Biomass is a viable market for low-grade material — trees that are too small to be used for saw timber or trees that may not be a good species for wood products — but that can be used to create energy.
Eliminating that material from the forest is critical to sustainability practices, according to Crandall, and it frees up the forest for bigger, healthier trees to grow for lumber and other uses. But both biomass facilities and Maine pellet plants have struggled to compete this winter with low gas and oil prices and a mild winter lessening demand.
Bob Linkletter, owner of the Maine Woods Pellet Co. in Athens, said despite the tough winter, the long-term outlook is good for pellets. The Athens plant, which employs about 35 people, manufactures about 100,000 tons of pellets per year.
“We need to get more in the state buildings and schools. That’s the best savings, and it would be the best way to get more pellets in use,” Linkletter said.
Ensuring that Maine’s forest products sector remains viable also means continuing to invest in the state’s paper mills that are left, according to Crandall and Strauch.
“Real people have lost jobs and the paper mills are challenged, but the ones that are still up and running are some of the larger mills that have seen capital investments; and if they’re competitive, they’re moving into other product lines,” Strauch said.
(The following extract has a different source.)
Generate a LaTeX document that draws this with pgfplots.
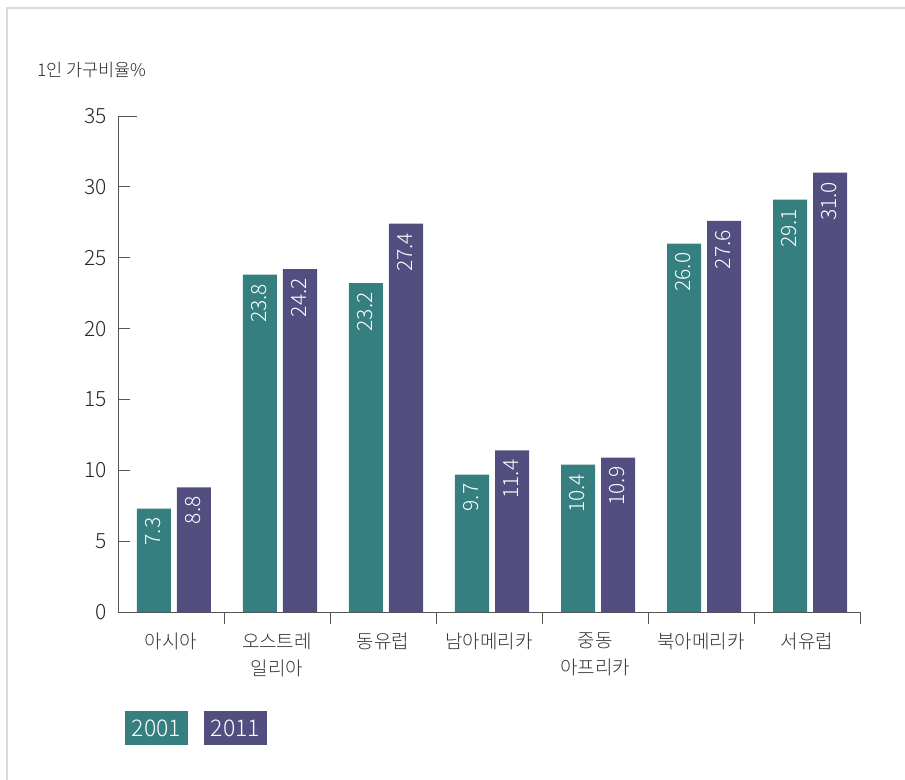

In 2013, for example, Sappi Fine Paper invested $170 million in equipment at its Cloquet Mill in Minnesota for the production of specialized cellulose, a wood pulp product used in textiles and clothing items. The company has two mills in Maine — in Skowhegan and Westbrook.
“It’s those kind of innovations that are really important,” Strauch said. “How to get that innovation and that kind of investment to take place in Maine, that’s the challenge we’re facing right now.”